Exercise aim:
Pictures should be excluded; otherwise, copy every entry exactly.

Exercise material:
==============================
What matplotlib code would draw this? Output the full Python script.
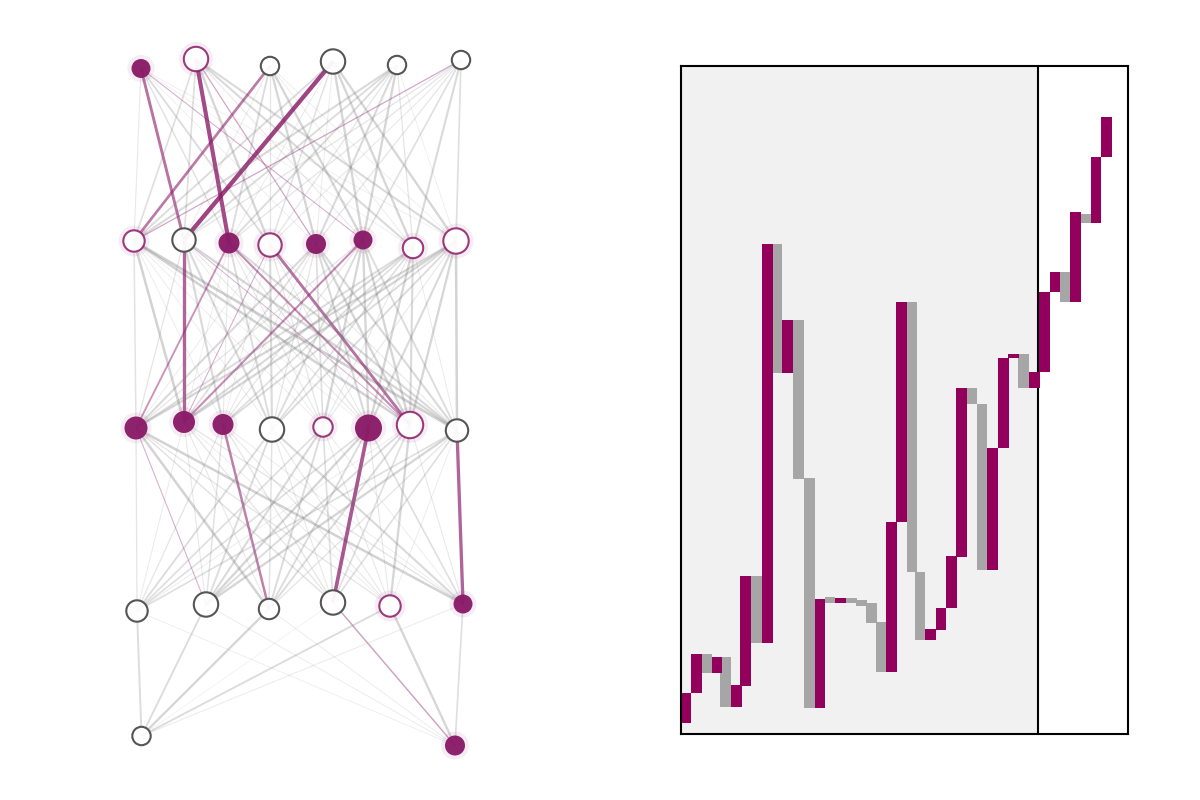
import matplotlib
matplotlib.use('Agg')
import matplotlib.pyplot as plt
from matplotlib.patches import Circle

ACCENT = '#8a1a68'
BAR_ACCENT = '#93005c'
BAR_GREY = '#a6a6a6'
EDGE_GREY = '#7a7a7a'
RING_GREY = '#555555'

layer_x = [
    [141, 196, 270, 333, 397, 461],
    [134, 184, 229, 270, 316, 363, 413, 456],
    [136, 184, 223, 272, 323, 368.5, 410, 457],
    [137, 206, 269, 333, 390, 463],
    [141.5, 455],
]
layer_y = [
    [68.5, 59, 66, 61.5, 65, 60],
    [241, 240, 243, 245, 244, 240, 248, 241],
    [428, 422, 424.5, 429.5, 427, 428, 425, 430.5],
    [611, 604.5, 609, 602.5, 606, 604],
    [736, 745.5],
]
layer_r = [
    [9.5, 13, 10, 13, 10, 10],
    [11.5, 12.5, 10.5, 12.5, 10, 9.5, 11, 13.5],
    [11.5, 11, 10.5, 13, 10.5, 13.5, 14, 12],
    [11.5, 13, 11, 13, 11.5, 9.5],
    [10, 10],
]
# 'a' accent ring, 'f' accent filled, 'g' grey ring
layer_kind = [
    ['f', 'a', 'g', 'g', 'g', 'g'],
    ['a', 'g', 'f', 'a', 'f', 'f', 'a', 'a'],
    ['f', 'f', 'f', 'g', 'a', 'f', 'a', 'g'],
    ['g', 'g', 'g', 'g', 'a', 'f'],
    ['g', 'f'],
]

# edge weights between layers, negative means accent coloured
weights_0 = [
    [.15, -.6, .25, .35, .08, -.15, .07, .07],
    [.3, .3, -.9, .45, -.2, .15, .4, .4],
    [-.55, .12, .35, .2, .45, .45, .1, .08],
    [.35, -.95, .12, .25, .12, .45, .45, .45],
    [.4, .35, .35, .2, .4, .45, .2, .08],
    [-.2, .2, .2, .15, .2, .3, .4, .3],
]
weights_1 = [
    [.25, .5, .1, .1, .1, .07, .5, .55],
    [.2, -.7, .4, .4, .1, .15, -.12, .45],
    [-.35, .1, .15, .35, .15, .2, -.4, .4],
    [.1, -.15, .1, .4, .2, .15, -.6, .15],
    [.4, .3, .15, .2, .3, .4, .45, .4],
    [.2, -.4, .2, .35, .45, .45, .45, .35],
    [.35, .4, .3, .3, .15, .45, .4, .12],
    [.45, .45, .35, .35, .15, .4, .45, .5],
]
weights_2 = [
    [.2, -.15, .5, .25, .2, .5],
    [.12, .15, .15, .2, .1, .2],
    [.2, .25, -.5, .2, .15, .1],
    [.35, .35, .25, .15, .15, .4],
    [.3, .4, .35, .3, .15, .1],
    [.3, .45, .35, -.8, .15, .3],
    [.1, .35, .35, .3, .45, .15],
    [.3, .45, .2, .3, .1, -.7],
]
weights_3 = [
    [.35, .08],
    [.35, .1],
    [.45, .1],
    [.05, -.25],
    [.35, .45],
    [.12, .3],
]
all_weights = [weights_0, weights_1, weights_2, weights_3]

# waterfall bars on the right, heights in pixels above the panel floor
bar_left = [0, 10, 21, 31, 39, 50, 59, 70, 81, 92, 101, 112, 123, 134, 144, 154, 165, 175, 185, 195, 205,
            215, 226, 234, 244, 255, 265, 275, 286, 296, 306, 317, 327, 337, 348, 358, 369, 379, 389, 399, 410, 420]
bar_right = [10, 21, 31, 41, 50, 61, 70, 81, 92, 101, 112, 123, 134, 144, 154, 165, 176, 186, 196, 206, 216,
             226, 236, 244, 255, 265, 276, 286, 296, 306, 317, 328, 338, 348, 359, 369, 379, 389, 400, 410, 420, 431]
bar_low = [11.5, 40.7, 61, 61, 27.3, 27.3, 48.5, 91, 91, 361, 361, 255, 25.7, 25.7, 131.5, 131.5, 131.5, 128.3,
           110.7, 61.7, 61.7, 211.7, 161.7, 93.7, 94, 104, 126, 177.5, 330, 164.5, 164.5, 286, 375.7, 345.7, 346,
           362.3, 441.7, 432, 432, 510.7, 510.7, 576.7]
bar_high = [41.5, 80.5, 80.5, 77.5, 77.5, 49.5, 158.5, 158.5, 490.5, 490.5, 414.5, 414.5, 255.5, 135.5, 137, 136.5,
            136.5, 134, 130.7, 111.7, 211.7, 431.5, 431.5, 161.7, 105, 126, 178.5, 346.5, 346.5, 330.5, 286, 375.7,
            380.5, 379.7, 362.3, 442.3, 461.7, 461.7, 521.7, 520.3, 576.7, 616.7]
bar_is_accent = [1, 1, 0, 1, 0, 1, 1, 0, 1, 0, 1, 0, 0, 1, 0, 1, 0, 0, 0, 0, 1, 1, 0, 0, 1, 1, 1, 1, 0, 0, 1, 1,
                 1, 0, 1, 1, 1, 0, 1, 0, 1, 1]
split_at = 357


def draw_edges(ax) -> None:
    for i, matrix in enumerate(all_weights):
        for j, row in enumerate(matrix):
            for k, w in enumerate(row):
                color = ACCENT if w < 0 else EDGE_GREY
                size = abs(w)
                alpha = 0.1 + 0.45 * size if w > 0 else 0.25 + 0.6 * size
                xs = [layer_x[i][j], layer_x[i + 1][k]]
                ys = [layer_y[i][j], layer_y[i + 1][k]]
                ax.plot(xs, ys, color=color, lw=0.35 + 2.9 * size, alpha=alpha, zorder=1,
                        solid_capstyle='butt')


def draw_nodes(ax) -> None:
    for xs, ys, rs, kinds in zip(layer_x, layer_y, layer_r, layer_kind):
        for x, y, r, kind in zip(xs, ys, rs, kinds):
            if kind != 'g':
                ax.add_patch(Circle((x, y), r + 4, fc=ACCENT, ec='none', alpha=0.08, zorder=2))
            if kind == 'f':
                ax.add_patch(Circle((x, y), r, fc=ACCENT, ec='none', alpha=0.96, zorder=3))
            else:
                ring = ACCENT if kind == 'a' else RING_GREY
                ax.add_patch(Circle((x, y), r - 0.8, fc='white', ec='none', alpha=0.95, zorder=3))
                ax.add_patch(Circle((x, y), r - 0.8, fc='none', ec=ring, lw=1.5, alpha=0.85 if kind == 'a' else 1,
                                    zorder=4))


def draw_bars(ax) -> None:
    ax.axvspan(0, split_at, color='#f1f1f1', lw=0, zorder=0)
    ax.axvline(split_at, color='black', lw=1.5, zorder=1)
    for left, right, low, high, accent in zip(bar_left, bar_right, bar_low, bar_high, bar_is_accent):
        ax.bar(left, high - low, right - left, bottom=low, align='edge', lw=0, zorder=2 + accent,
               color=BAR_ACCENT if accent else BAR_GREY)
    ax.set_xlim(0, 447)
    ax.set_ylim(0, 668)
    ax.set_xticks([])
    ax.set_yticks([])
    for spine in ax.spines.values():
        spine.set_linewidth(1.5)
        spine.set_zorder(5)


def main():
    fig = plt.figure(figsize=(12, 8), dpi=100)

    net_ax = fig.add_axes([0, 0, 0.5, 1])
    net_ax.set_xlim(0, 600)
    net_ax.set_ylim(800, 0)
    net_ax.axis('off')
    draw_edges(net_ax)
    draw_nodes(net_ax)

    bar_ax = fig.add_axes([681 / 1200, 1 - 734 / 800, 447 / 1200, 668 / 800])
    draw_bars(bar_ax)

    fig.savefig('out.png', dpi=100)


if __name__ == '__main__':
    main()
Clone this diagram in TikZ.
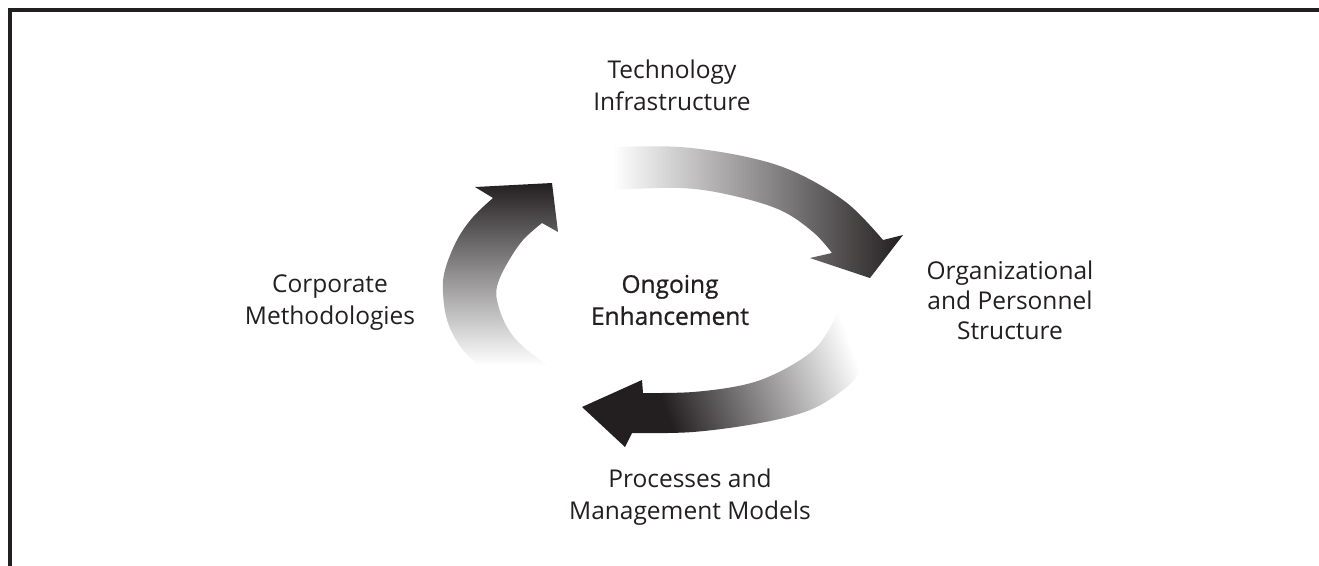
==============================
Result for this task:
What matplotlib code would draw this? Output the full Python script.
import matplotlib
matplotlib.use('Agg')
import matplotlib.pyplot as plt
from matplotlib.patches import Circle

ACCENT = '#8a1a68'
BAR_ACCENT = '#93005c'
BAR_GREY = '#a6a6a6'
EDGE_GREY = '#7a7a7a'
RING_GREY = '#555555'

layer_x = [
    [141, 196, 270, 333, 397, 461],
    [134, 184, 229, 270, 316, 363, 413, 456],
    [136, 184, 223, 272, 323, 368.5, 410, 457],
    [137, 206, 269, 333, 390, 463],
    [141.5, 455],
]
layer_y = [
    [68.5, 59, 66, 61.5, 65, 60],
    [241, 240, 243, 245, 244, 240, 248, 241],
    [428, 422, 424.5, 429.5, 427, 428, 425, 430.5],
    [611, 604.5, 609, 602.5, 606, 604],
    [736, 745.5],
]
layer_r = [
    [9.5, 13, 10, 13, 10, 10],
    [11.5, 12.5, 10.5, 12.5, 10, 9.5, 11, 13.5],
    [11.5, 11, 10.5, 13, 10.5, 13.5, 14, 12],
    [11.5, 13, 11, 13, 11.5, 9.5],
    [10, 10],
]
# 'a' accent ring, 'f' accent filled, 'g' grey ring
layer_kind = [
    ['f', 'a', 'g', 'g', 'g', 'g'],
    ['a', 'g', 'f', 'a', 'f', 'f', 'a', 'a'],
    ['f', 'f', 'f', 'g', 'a', 'f', 'a', 'g'],
    ['g', 'g', 'g', 'g', 'a', 'f'],
    ['g', 'f'],
]

# edge weights between layers, negative means accent coloured
weights_0 = [
    [.15, -.6, .25, .35, .08, -.15, .07, .07],
    [.3, .3, -.9, .45, -.2, .15, .4, .4],
    [-.55, .12, .35, .2, .45, .45, .1, .08],
    [.35, -.95, .12, .25, .12, .45, .45, .45],
    [.4, .35, .35, .2, .4, .45, .2, .08],
    [-.2, .2, .2, .15, .2, .3, .4, .3],
]
weights_1 = [
    [.25, .5, .1, .1, .1, .07, .5, .55],
    [.2, -.7, .4, .4, .1, .15, -.12, .45],
    [-.35, .1, .15, .35, .15, .2, -.4, .4],
    [.1, -.15, .1, .4, .2, .15, -.6, .15],
    [.4, .3, .15, .2, .3, .4, .45, .4],
    [.2, -.4, .2, .35, .45, .45, .45, .35],
    [.35, .4, .3, .3, .15, .45, .4, .12],
    [.45, .45, .35, .35, .15, .4, .45, .5],
]
weights_2 = [
    [.2, -.15, .5, .25, .2, .5],
    [.12, .15, .15, .2, .1, .2],
    [.2, .25, -.5, .2, .15, .1],
    [.35, .35, .25, .15, .15, .4],
    [.3, .4, .35, .3, .15, .1],
    [.3, .45, .35, -.8, .15, .3],
    [.1, .35, .35, .3, .45, .15],
    [.3, .45, .2, .3, .1, -.7],
]
weights_3 = [
    [.35, .08],
    [.35, .1],
    [.45, .1],
    [.05, -.25],
    [.35, .45],
    [.12, .3],
]
all_weights = [weights_0, weights_1, weights_2, weights_3]

# waterfall bars on the right, heights in pixels above the panel floor
bar_left = [0, 10, 21, 31, 39, 50, 59, 70, 81, 92, 101, 112, 123, 134, 144, 154, 165, 175, 185, 195, 205,
            215, 226, 234, 244, 255, 265, 275, 286, 296, 306, 317, 327, 337, 348, 358, 369, 379, 389, 399, 410, 420]
bar_right = [10, 21, 31, 41, 50, 61, 70, 81, 92, 101, 112, 123, 134, 144, 154, 165, 176, 186, 196, 206, 216,
             226, 236, 244, 255, 265, 276, 286, 296, 306, 317, 328, 338, 348, 359, 369, 379, 389, 400, 410, 420, 431]
bar_low = [11.5, 40.7, 61, 61, 27.3, 27.3, 48.5, 91, 91, 361, 361, 255, 25.7, 25.7, 131.5, 131.5, 131.5, 128.3,
           110.7, 61.7, 61.7, 211.7, 161.7, 93.7, 94, 104, 126, 177.5, 330, 164.5, 164.5, 286, 375.7, 345.7, 346,
           362.3, 441.7, 432, 432, 510.7, 510.7, 576.7]
bar_high = [41.5, 80.5, 80.5, 77.5, 77.5, 49.5, 158.5, 158.5, 490.5, 490.5, 414.5, 414.5, 255.5, 135.5, 137, 136.5,
            136.5, 134, 130.7, 111.7, 211.7, 431.5, 431.5, 161.7, 105, 126, 178.5, 346.5, 346.5, 330.5, 286, 375.7,
            380.5, 379.7, 362.3, 442.3, 461.7, 461.7, 521.7, 520.3, 576.7, 616.7]
bar_is_accent = [1, 1, 0, 1, 0, 1, 1, 0, 1, 0, 1, 0, 0, 1, 0, 1, 0, 0, 0, 0, 1, 1, 0, 0, 1, 1, 1, 1, 0, 0, 1, 1,
                 1, 0, 1, 1, 1, 0, 1, 0, 1, 1]
split_at = 357


def draw_edges(ax) -> None:
    for i, matrix in enumerate(all_weights):
        for j, row in enumerate(matrix):
            for k, w in enumerate(row):
                color = ACCENT if w < 0 else EDGE_GREY
                size = abs(w)
                alpha = 0.1 + 0.45 * size if w > 0 else 0.25 + 0.6 * size
                xs = [layer_x[i][j], layer_x[i + 1][k]]
                ys = [layer_y[i][j], layer_y[i + 1][k]]
                ax.plot(xs, ys, color=color, lw=0.35 + 2.9 * size, alpha=alpha, zorder=1,
                        solid_capstyle='butt')


def draw_nodes(ax) -> None:
    for xs, ys, rs, kinds in zip(layer_x, layer_y, layer_r, layer_kind):
        for x, y, r, kind in zip(xs, ys, rs, kinds):
            if kind != 'g':
                ax.add_patch(Circle((x, y), r + 4, fc=ACCENT, ec='none', alpha=0.08, zorder=2))
            if kind == 'f':
                ax.add_patch(Circle((x, y), r, fc=ACCENT, ec='none', alpha=0.96, zorder=3))
            else:
                ring = ACCENT if kind == 'a' else RING_GREY
                ax.add_patch(Circle((x, y), r - 0.8, fc='white', ec='none', alpha=0.95, zorder=3))
                ax.add_patch(Circle((x, y), r - 0.8, fc='none', ec=ring, lw=1.5, alpha=0.85 if kind == 'a' else 1,
                                    zorder=4))


def draw_bars(ax) -> None:
    ax.axvspan(0, split_at, color='#f1f1f1', lw=0, zorder=0)
    ax.axvline(split_at, color='black', lw=1.5, zorder=1)
    for left, right, low, high, accent in zip(bar_left, bar_right, bar_low, bar_high, bar_is_accent):
        ax.bar(left, high - low, right - left, bottom=low, align='edge', lw=0, zorder=2 + accent,
               color=BAR_ACCENT if accent else BAR_GREY)
    ax.set_xlim(0, 447)
    ax.set_ylim(0, 668)
    ax.set_xticks([])
    ax.set_yticks([])
    for spine in ax.spines.values():
        spine.set_linewidth(1.5)
        spine.set_zorder(5)


def main():
    fig = plt.figure(figsize=(12, 8), dpi=100)

    net_ax = fig.add_axes([0, 0, 0.5, 1])
    net_ax.set_xlim(0, 600)
    net_ax.set_ylim(800, 0)
    net_ax.axis('off')
    draw_edges(net_ax)
    draw_nodes(net_ax)

    bar_ax = fig.add_axes([681 / 1200, 1 - 734 / 800, 447 / 1200, 668 / 800])
    draw_bars(bar_ax)

    fig.savefig('out.png', dpi=100)


if __name__ == '__main__':
    main()
Clone this diagram in TikZ.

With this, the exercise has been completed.